## Aim
Quote the listing below in full and exactly as written, but omit every picture.
+++
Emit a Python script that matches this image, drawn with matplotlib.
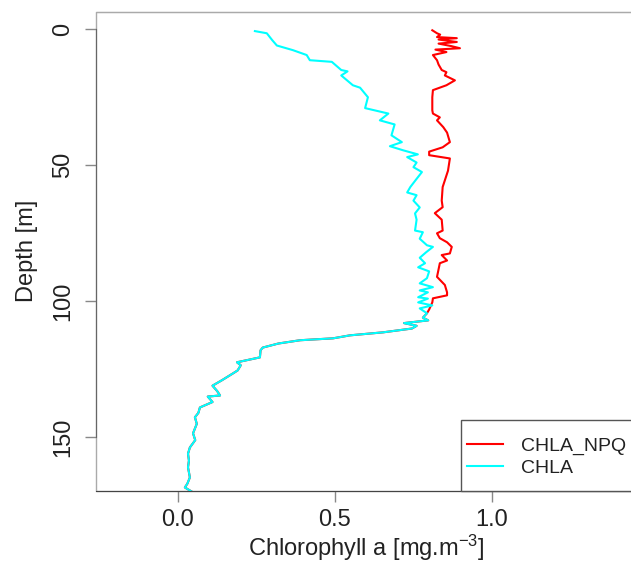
import numpy as np
import matplotlib
matplotlib.use('Agg')
import matplotlib.pyplot as plt
from matplotlib.patches import Rectangle

plt.rcParams['font.family'] = ['Liberation Sans', 'DejaVu Sans']
plt.rcParams['mathtext.fontset'] = 'custom'
plt.rcParams['mathtext.rm'] = 'Liberation Sans'
plt.rcParams['mathtext.it'] = 'Liberation Sans'

#CHLA profile (depth in m, value in mg.m-3)
chla_depth = [0.7, 1.5, 4, 6, 7.7, 9.5, 11.4, 12, 15, 15.5, 17, 20.6, 21.5, 25, 29, 31, 33.5, 35, 39,
              41.5, 43, 44.5, 46, 47, 49, 50.7, 52.5, 55, 58, 60, 61, 63, 65.5, 67.7, 70, 74, 74.6, 77,
              79.4, 80, 82, 84, 86, 87.5, 89, 91.5, 93.4, 94.8, 96, 96.7, 98.5, 99, 100.4, 101.5, 102.6,
              104.4, 106, 107, 108, 109, 110, 111.4, 112.5, 113.6, 114.3, 115.5, 117, 118, 120.6, 122.4,
              123.5, 125.4, 126.5, 129, 131, 133, 134.6, 135, 137, 139, 141, 142.6, 145, 148.5, 151,
              153.7, 156, 158.5, 161, 164.7, 167, 168.4, 170]
chla = [0.245, 0.283, 0.30, 0.315, 0.366, 0.41, 0.42, 0.49, 0.52, 0.54, 0.52, 0.557, 0.58, 0.605, 0.596,
        0.67, 0.643, 0.69, 0.68, 0.713, 0.675, 0.717, 0.764, 0.73, 0.76, 0.75, 0.777, 0.76, 0.74, 0.73,
        0.76, 0.75, 0.77, 0.755, 0.76, 0.755, 0.78, 0.77, 0.793, 0.812, 0.79, 0.77, 0.787, 0.765, 0.80,
        0.793, 0.77, 0.812, 0.77, 0.796, 0.765, 0.796, 0.765, 0.81, 0.77, 0.793, 0.78, 0.797, 0.72, 0.76,
        0.745, 0.653, 0.548, 0.494, 0.389, 0.32, 0.27, 0.263, 0.261, 0.188, 0.20, 0.19, 0.175, 0.14,
        0.11, 0.125, 0.134, 0.095, 0.11, 0.07, 0.065, 0.054, 0.06, 0.048, 0.055, 0.038, 0.032, 0.035,
        0.032, 0.038, 0.03, 0.022, 0.045]

#CHLA_NPQ upper part (below ~104 m it is the same as CHLA)
npq_depth_top = [0.4, 1.5, 2.0, 2.9, 3.3, 3.8, 4.7, 5.3, 6.2, 7.0, 7.5, 8.4, 9.5, 11.4, 13, 15, 15.8, 17,
                 18.8, 20.6, 22.4, 25, 29.8, 31, 32.4, 33.5, 36, 38, 41.5, 43.4, 45, 46.3, 47.5, 52, 58,
                 63, 65.4, 67.6, 70, 74, 75, 76.8, 78.3, 80, 82.4, 83, 85, 86, 91, 94, 96.7, 97.8, 98.9,
                 100.4, 103]
npq_top = [0.81, 0.825, 0.835, 0.825, 0.888, 0.83, 0.888, 0.83, 0.87, 0.898, 0.82, 0.855, 0.812, 0.825,
           0.83, 0.84, 0.855, 0.85, 0.882, 0.855, 0.812, 0.81, 0.81, 0.812, 0.834, 0.825, 0.845, 0.857,
           0.866, 0.843, 0.80, 0.80, 0.866, 0.86, 0.843, 0.84, 0.843, 0.818, 0.84, 0.843, 0.825, 0.834,
           0.857, 0.872, 0.866, 0.84, 0.857, 0.834, 0.825, 0.85, 0.857, 0.857, 0.812, 0.81, 0.80]

chla_depth = np.array(chla_depth)
chla = np.array(chla)
m = chla_depth > npq_depth_top[-1]
npq_depth = np.concatenate([npq_depth_top, chla_depth[m]])
npq = np.concatenate([npq_top, chla[m]])

fig = plt.figure(figsize=(6.31, 5.68), dpi=100)
axw = 636.4 - 96
axh = 491 - 11.5
ax = fig.add_axes([96/631, 1-491/568, axw/631, axh/568])

l1, = ax.plot(npq, npq_depth, color='red', lw=1.5, label='CHLA_NPQ')
l2, = ax.plot(chla, chla_depth, color='cyan', lw=1.5, label='CHLA')

ax.set_xlim(-0.261, 1.46)
ax.set_ylim(169.7, -6.5)
ax.set_xticks([0.0, 0.5, 1.0])
ax.set_xticklabels(['0.0', '0.5', '1.0'])
ax.set_yticks([0, 50, 100, 150])
for lab in ax.get_yticklabels():
 lab.set_rotation(90)
 lab.set_va('center')
ax.tick_params(axis='both', length=8, width=1, color='#888888', labelsize=17, labelcolor='#222222')
ax.tick_params(axis='x', pad=5)
ax.tick_params(axis='y', pad=8)

#box light grey, axis lines darker
for s in ['top', 'right']:
 ax.spines[s].set_color('#aaaaaa')
ax.spines['left'].set_color('#666666')
ax.spines['left'].set_bounds(0, 150)
ax.spines['bottom'].set_color('#444444')
ax.add_patch(Rectangle((0, 0), 1, 1, transform=ax.transAxes, fill=False, edgecolor='#aaaaaa', lw=1, zorder=0, clip_on=False))

ax.set_xlabel('Chlorophyll a [mg.m$^{-3}$]', fontsize=17, color='#222222', labelpad=1)
ax.set_ylabel('Depth [m]', fontsize=17, color='#222222', labelpad=10)

#legend box (R style, runs off the right edge)
lx = (461-96)/axw
ly = (491-420)/axh
ax.add_patch(Rectangle((lx, 0), 1.2, ly, transform=ax.transAxes, facecolor='white', edgecolor='#555555', lw=1, zorder=3, clip_on=False))
leg = ax.legend(handles=[l1, l2], loc='upper left', bbox_to_anchor=(lx+6/axw, ly-17/axh),
                fontsize=14, frameon=False, borderaxespad=0, borderpad=0,
                handlelength=1.85, handletextpad=0.95, labelspacing=0.25)
leg.set_zorder(4)
for t in leg.get_texts():
 t.set_color('#222222')

fig.savefig('out.png', dpi=100)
+++
## Exercise output
Emit a Python script that matches this image, drawn with matplotlib.
import numpy as np
import matplotlib
matplotlib.use('Agg')
import matplotlib.pyplot as plt
from matplotlib.patches import Rectangle

plt.rcParams['font.family'] = ['Liberation Sans', 'DejaVu Sans']
plt.rcParams['mathtext.fontset'] = 'custom'
plt.rcParams['mathtext.rm'] = 'Liberation Sans'
plt.rcParams['mathtext.it'] = 'Liberation Sans'

#CHLA profile (depth in m, value in mg.m-3)
chla_depth = [0.7, 1.5, 4, 6, 7.7, 9.5, 11.4, 12, 15, 15.5, 17, 20.6, 21.5, 25, 29, 31, 33.5, 35, 39,
              41.5, 43, 44.5, 46, 47, 49, 50.7, 52.5, 55, 58, 60, 61, 63, 65.5, 67.7, 70, 74, 74.6, 77,
              79.4, 80, 82, 84, 86, 87.5, 89, 91.5, 93.4, 94.8, 96, 96.7, 98.5, 99, 100.4, 101.5, 102.6,
              104.4, 106, 107, 108, 109, 110, 111.4, 112.5, 113.6, 114.3, 115.5, 117, 118, 120.6, 122.4,
              123.5, 125.4, 126.5, 129, 131, 133, 134.6, 135, 137, 139, 141, 142.6, 145, 148.5, 151,
              153.7, 156, 158.5, 161, 164.7, 167, 168.4, 170]
chla = [0.245, 0.283, 0.30, 0.315, 0.366, 0.41, 0.42, 0.49, 0.52, 0.54, 0.52, 0.557, 0.58, 0.605, 0.596,
        0.67, 0.643, 0.69, 0.68, 0.713, 0.675, 0.717, 0.764, 0.73, 0.76, 0.75, 0.777, 0.76, 0.74, 0.73,
        0.76, 0.75, 0.77, 0.755, 0.76, 0.755, 0.78, 0.77, 0.793, 0.812, 0.79, 0.77, 0.787, 0.765, 0.80,
        0.793, 0.77, 0.812, 0.77, 0.796, 0.765, 0.796, 0.765, 0.81, 0.77, 0.793, 0.78, 0.797, 0.72, 0.76,
        0.745, 0.653, 0.548, 0.494, 0.389, 0.32, 0.27, 0.263, 0.261, 0.188, 0.20, 0.19, 0.175, 0.14,
        0.11, 0.125, 0.134, 0.095, 0.11, 0.07, 0.065, 0.054, 0.06, 0.048, 0.055, 0.038, 0.032, 0.035,
        0.032, 0.038, 0.03, 0.022, 0.045]

#CHLA_NPQ upper part (below ~104 m it is the same as CHLA)
npq_depth_top = [0.4, 1.5, 2.0, 2.9, 3.3, 3.8, 4.7, 5.3, 6.2, 7.0, 7.5, 8.4, 9.5, 11.4, 13, 15, 15.8, 17,
                 18.8, 20.6, 22.4, 25, 29.8, 31, 32.4, 33.5, 36, 38, 41.5, 43.4, 45, 46.3, 47.5, 52, 58,
                 63, 65.4, 67.6, 70, 74, 75, 76.8, 78.3, 80, 82.4, 83, 85, 86, 91, 94, 96.7, 97.8, 98.9,
                 100.4, 103]
npq_top = [0.81, 0.825, 0.835, 0.825, 0.888, 0.83, 0.888, 0.83, 0.87, 0.898, 0.82, 0.855, 0.812, 0.825,
           0.83, 0.84, 0.855, 0.85, 0.882, 0.855, 0.812, 0.81, 0.81, 0.812, 0.834, 0.825, 0.845, 0.857,
           0.866, 0.843, 0.80, 0.80, 0.866, 0.86, 0.843, 0.84, 0.843, 0.818, 0.84, 0.843, 0.825, 0.834,
           0.857, 0.872, 0.866, 0.84, 0.857, 0.834, 0.825, 0.85, 0.857, 0.857, 0.812, 0.81, 0.80]

chla_depth = np.array(chla_depth)
chla = np.array(chla)
m = chla_depth > npq_depth_top[-1]
npq_depth = np.concatenate([npq_depth_top, chla_depth[m]])
npq = np.concatenate([npq_top, chla[m]])

fig = plt.figure(figsize=(6.31, 5.68), dpi=100)
axw = 636.4 - 96
axh = 491 - 11.5
ax = fig.add_axes([96/631, 1-491/568, axw/631, axh/568])

l1, = ax.plot(npq, npq_depth, color='red', lw=1.5, label='CHLA_NPQ')
l2, = ax.plot(chla, chla_depth, color='cyan', lw=1.5, label='CHLA')

ax.set_xlim(-0.261, 1.46)
ax.set_ylim(169.7, -6.5)
ax.set_xticks([0.0, 0.5, 1.0])
ax.set_xticklabels(['0.0', '0.5', '1.0'])
ax.set_yticks([0, 50, 100, 150])
for lab in ax.get_yticklabels():
 lab.set_rotation(90)
 lab.set_va('center')
ax.tick_params(axis='both', length=8, width=1, color='#888888', labelsize=17, labelcolor='#222222')
ax.tick_params(axis='x', pad=5)
ax.tick_params(axis='y', pad=8)

#box light grey, axis lines darker
for s in ['top', 'right']:
 ax.spines[s].set_color('#aaaaaa')
ax.spines['left'].set_color('#666666')
ax.spines['left'].set_bounds(0, 150)
ax.spines['bottom'].set_color('#444444')
ax.add_patch(Rectangle((0, 0), 1, 1, transform=ax.transAxes, fill=False, edgecolor='#aaaaaa', lw=1, zorder=0, clip_on=False))

ax.set_xlabel('Chlorophyll a [mg.m$^{-3}$]', fontsize=17, color='#222222', labelpad=1)
ax.set_ylabel('Depth [m]', fontsize=17, color='#222222', labelpad=10)

#legend box (R style, runs off the right edge)
lx = (461-96)/axw
ly = (491-420)/axh
ax.add_patch(Rectangle((lx, 0), 1.2, ly, transform=ax.transAxes, facecolor='white', edgecolor='#555555', lw=1, zorder=3, clip_on=False))
leg = ax.legend(handles=[l1, l2], loc='upper left', bbox_to_anchor=(lx+6/axw, ly-17/axh),
                fontsize=14, frameon=False, borderaxespad=0, borderpad=0,
                handlelength=1.85, handletextpad=0.95, labelspacing=0.25)
leg.set_zorder(4)
for t in leg.get_texts():
 t.set_color('#222222')

fig.savefig('out.png', dpi=100)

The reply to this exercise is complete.